Unfortunately, the United States would fall into recession, too. Up to 4 million American workers would lose their jobs. Another 3 million jobs would not be created that otherwise would have been, had the country not fallen into a trade-induced downturn.
While J.W. Mason, cited by The New York Times, was skeptical of the magnitude of the Trump trade disaster in Zandi’s model, a September 2016 assessment by the Peterson Institute for International Economics forecast similar trouble ahead for the United States. As CNBC documented:
US Republican presidential candidate Donald Trump’s protectionist trade policies would send the US into recession, result in the loss of almost 4.8m private sector jobs and lead to shortages of consumer goods such as iPhones, according to the most detailed study yet of his plan.
The study released on Monday by researchers at the non-partisan Peterson Institute for International Economics illustrates how, even as the New York businessman pledges to boost growth and create millions of jobs, most mainstream economists view his economic policies as dangerous quackery.

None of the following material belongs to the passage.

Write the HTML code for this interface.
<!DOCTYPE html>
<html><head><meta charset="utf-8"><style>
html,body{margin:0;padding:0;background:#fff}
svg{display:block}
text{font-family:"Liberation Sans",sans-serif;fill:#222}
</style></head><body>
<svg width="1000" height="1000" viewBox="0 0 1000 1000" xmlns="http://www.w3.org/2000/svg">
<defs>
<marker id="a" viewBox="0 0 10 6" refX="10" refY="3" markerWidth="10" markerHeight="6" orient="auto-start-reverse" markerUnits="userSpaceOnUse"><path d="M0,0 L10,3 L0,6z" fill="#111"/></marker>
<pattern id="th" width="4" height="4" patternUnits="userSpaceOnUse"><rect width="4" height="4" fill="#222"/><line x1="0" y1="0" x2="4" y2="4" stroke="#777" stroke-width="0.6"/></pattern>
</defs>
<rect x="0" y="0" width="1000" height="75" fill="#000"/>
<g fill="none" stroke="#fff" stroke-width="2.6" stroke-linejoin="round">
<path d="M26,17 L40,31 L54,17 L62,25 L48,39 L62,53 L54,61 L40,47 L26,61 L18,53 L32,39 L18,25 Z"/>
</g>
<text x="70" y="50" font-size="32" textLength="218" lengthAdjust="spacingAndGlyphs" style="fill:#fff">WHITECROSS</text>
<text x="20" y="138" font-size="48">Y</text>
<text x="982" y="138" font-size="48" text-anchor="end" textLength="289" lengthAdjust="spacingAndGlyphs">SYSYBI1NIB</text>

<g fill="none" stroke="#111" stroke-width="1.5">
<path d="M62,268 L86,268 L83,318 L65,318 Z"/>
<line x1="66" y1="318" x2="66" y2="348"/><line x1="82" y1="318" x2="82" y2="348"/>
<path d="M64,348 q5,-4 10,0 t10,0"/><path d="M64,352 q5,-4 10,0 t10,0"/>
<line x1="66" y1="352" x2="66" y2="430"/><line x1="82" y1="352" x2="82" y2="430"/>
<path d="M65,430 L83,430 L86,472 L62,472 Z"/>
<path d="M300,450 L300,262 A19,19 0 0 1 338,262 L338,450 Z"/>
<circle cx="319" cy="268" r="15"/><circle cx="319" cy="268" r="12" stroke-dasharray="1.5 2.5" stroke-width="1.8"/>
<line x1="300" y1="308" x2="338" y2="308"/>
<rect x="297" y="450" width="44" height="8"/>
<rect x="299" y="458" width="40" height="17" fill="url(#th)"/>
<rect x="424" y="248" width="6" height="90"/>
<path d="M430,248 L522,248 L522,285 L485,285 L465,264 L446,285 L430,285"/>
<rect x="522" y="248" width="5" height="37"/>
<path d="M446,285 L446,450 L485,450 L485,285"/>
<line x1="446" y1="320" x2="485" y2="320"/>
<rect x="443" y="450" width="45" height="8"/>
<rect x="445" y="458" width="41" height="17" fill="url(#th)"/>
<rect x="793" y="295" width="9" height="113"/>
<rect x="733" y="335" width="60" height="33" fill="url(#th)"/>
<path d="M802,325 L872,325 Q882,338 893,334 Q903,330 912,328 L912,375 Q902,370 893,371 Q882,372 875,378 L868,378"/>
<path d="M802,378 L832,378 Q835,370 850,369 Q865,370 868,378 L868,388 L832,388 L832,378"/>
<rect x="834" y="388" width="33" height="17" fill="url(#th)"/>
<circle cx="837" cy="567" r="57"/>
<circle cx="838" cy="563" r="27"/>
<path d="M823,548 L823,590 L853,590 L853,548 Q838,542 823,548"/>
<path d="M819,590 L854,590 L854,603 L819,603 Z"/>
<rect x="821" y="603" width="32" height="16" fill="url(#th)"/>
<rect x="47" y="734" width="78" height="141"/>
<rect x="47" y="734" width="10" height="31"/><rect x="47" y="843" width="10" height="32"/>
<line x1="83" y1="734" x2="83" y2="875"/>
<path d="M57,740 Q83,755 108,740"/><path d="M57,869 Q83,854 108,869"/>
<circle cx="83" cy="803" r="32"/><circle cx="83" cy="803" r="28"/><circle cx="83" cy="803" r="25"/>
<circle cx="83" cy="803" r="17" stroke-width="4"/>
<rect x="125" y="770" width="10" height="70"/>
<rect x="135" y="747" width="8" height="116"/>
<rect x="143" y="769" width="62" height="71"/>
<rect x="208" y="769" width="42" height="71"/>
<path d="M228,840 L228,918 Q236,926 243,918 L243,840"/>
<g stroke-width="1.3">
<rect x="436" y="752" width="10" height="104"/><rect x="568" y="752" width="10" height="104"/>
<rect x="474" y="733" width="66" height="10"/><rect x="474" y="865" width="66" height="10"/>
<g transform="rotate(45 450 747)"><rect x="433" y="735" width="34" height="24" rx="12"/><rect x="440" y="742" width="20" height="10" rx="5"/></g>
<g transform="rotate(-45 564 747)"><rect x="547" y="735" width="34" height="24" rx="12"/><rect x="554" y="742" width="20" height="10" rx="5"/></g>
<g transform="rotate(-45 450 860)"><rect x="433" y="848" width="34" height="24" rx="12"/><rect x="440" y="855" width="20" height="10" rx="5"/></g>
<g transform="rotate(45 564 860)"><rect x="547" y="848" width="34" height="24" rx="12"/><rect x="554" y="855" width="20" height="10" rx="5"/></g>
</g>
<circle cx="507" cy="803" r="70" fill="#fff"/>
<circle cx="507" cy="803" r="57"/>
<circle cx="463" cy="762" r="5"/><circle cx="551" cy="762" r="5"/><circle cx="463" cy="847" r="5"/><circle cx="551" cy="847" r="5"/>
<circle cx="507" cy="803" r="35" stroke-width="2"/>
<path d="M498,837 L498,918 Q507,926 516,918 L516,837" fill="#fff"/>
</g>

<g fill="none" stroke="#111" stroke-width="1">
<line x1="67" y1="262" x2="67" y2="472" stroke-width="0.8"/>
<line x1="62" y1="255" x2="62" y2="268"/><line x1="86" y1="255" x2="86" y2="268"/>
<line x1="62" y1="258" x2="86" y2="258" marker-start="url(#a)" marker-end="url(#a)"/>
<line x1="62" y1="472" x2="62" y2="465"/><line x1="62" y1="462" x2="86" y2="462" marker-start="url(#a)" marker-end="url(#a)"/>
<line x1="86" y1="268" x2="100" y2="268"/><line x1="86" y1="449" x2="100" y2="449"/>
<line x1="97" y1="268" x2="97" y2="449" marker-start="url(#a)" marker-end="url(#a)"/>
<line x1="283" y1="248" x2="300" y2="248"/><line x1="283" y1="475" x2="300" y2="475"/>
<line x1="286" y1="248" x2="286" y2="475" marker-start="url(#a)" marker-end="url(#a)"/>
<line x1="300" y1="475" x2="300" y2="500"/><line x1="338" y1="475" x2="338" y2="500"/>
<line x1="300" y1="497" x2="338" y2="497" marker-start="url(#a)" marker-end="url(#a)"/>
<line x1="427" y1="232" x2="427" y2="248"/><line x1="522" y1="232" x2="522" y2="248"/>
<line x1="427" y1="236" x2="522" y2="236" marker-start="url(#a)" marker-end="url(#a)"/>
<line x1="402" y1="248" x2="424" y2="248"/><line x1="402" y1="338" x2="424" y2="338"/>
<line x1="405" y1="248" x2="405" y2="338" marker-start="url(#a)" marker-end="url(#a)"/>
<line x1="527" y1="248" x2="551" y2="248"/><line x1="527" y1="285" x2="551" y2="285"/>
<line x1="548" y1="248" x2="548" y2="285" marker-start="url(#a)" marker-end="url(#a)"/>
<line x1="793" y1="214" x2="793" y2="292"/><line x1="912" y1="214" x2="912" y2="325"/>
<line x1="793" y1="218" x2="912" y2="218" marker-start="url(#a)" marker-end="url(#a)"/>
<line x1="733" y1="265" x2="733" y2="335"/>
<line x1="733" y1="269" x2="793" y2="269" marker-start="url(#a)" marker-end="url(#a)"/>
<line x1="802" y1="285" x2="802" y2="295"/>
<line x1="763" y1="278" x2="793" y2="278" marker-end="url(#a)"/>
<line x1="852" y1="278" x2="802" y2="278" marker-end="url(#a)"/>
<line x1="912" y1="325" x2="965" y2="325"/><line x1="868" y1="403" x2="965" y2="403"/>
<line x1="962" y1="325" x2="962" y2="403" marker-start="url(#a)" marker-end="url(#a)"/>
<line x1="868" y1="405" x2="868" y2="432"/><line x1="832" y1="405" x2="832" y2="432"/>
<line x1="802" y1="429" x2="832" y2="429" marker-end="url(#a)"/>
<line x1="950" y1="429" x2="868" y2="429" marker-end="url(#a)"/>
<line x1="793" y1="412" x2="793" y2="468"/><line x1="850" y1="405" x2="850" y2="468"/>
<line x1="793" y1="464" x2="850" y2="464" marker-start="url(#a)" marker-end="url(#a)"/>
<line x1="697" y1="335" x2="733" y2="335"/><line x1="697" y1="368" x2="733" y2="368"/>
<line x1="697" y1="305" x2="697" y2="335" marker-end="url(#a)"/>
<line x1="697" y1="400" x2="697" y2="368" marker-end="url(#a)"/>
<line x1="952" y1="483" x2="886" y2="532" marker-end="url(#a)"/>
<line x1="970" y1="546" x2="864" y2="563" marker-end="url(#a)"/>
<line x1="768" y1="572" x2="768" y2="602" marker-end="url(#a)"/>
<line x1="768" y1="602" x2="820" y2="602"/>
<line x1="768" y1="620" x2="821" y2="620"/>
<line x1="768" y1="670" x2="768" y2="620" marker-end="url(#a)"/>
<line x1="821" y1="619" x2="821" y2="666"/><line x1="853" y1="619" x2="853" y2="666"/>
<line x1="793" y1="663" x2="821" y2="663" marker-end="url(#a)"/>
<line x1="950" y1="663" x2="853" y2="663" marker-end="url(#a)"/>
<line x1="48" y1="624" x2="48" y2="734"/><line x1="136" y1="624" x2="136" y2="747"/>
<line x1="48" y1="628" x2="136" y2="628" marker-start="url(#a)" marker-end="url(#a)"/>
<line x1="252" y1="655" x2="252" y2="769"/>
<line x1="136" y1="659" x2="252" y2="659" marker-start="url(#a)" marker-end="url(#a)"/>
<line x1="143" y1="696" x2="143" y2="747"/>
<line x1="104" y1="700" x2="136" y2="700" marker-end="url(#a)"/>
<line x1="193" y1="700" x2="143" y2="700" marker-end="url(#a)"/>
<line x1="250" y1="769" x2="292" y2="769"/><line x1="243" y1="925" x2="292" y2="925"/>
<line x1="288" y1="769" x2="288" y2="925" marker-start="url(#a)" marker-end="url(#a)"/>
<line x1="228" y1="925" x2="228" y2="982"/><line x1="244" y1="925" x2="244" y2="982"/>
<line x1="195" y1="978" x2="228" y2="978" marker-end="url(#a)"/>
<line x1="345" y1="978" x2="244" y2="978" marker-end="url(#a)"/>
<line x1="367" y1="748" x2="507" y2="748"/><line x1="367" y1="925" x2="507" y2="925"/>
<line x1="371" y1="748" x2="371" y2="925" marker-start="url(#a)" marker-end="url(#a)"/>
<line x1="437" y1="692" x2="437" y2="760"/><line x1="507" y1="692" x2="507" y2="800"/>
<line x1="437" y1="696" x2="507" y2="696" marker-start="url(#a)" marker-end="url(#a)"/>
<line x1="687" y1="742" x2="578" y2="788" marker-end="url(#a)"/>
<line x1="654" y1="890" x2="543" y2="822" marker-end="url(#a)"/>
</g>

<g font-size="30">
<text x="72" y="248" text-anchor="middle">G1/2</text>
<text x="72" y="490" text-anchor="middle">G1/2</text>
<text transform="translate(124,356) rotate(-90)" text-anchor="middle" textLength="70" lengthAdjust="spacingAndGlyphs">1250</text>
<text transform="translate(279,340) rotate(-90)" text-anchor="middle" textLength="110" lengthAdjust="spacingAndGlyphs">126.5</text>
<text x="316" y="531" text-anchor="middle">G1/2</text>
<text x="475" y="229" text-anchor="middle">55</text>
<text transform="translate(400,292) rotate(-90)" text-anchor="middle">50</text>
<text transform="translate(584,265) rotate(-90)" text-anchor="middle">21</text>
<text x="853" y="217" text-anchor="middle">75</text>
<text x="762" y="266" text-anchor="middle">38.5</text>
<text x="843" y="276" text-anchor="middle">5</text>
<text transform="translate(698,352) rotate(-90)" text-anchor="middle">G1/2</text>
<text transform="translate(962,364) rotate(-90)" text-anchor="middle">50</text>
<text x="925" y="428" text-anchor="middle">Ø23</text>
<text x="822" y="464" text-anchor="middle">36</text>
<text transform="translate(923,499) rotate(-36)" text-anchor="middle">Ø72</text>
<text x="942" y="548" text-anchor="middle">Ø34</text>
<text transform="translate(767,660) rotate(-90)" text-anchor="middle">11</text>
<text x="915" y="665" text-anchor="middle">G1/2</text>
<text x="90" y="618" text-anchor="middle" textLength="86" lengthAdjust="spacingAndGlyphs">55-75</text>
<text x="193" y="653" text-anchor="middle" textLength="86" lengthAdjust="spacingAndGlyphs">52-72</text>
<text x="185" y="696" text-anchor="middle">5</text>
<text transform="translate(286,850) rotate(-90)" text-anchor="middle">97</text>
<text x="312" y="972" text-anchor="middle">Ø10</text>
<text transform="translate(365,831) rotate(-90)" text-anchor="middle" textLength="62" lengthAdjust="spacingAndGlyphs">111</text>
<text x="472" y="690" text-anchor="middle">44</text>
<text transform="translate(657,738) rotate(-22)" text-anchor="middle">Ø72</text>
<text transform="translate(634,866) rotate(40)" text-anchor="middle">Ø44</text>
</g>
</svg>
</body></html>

Dangerous quackery indeed. And throughout 2016, warnings about the side effects of Dr. Trump’s trade snake oil kept streaming in. In June and again in December 2016, CNBC’s John Schoen provided analyses of the state-by-state impact of candidate Trump’s proposed tariffs:
Trump has also vowed to raise tariffs on Mexico and China. Those higher tariffs would almost certainly cut into U.S. exports, which represent about $2 trillion, or roughly one-eighth of the nation's gross domestic product.
But that impact varies widely from one U.S. state to another, with West Coast states more heavily reliant on Chinese markets and border states seeing the biggest demand from Mexico.
But the states of the supposed heartland of America would share the pain, too. While Canada and Mexico account for nearly a third of U.S. agricultural exports, in recent years the Chinese share has doubled.
Ag exports from the U.S. approached $127 billion in the latest year, and besides being the world’s top corn exporter, the U.S. is a major seller of soybeans globally with about half of the crop going overseas to customers such as China. Ag exports to China have grown more than 200 percent in the past decade and last year topped $20 billion.
“U.S. soybean exports to China have been strong this year,” CNBC reported in November 2016, “but the sharp rhetoric on trade from Trump during the campaign now is translating into tough talk from the communist nation about possible retaliation if the new administration imposes tariffs.” Sure enough, major soybean-producing states, including Louisiana, Ohio, Illinois, and Iowa, were being hammered by Beijing’s retaliatory measures in response to the Trump tariffs
All of which has produced a particularly perverse outcome, at least from the perspective of a Trump supporter. As Patti Domm noted in May 2019,
President Donald Trump’s tariffs hit his voters the hardest, with the top three states most affected by the trade war, all places that helped him win the White House.
Charts compiled by Torsten Slok, chief economist at Deutsche Bank Securities, show Louisiana is the state most hurt by the tariffs, followed by Alaska and South Carolina. Of the top 10 states most affected by tariffs, all but two of them, Washington and Oregon, voted for Trump in the last election.
Facing a slowing economy whose increasingly disappointing performance is largely his own fault, Trump is desperately trying to pin the blame on the “fake news” media, on Democrats, and on the Federal Reserve. On Wednesday, Trump called the Fed board “boneheads” for not driving interest rates down to zero or even going negative. (Such a move at this time would be, in a word, crazy. As David Wessel, director of the Hutchins Center on Fiscal and Monetary Policy put it, “The president is calling for what essentially are emergency monetary policy measures at a time when unemployment is at a 50-year low, the U.S. economy is doing better than its peers’ and is still growing.”)
The last time the Federal Reserve undertook such drastic measures was during the Great Recession that began in December 2007. The Bush administration looked to avoid paternity for its failures, too, by adopting a novel evasion: call it the “Nobody Could Have Predicted” defense. Take, for example, President George W. Bush on Hurricane Katrina’s devastation of New Orleans: “I don't think anybody anticipated the breach of the levees.” Or reflect back on Condoleezza Rice talking about the 9/11 attacks (“I don't think anybody could have predicted that these people would take an airplane and slam it into the World Trade Center, take another one and slam it into the Pentagon”) or the victory of Hamas in the Palestinian elections she advocated (“I've asked why nobody saw it coming”). As he was heading out the door in January 2009, Vice President Dick Cheney ducked any ownership for the implosion of the U.S. economy then underway, declaring that “nobody anywhere was smart enough to figure that out" and "I don't know that anybody did." Then Cheney magically converted failure into a virtue and ignorance into a shield in explaining away the Bush presidency, saying, "No, obviously, I wouldn't have predicted that. On the other hand I wouldn't have predicted 9/11, the global war on terror, the need to simultaneous run military operations in Afghanistan and Iraq or the near collapse of the financial system on a global basis, not just the U.S."
Most if not all of these Bush era calamities were foreseen by some (or even many) inside and outside the U.S. government. But in the case of Donald Trump, his long list of failures was knowable even before he took the oath of office. On health care, taxes, economic growth, the border wall, and so much more, it was abundantly clear that his initiatives would fail and his promises would be broken. Even if you just took him seriously but not literally. And with a growing trade war fiasco and so much else, everyone could have predicted it.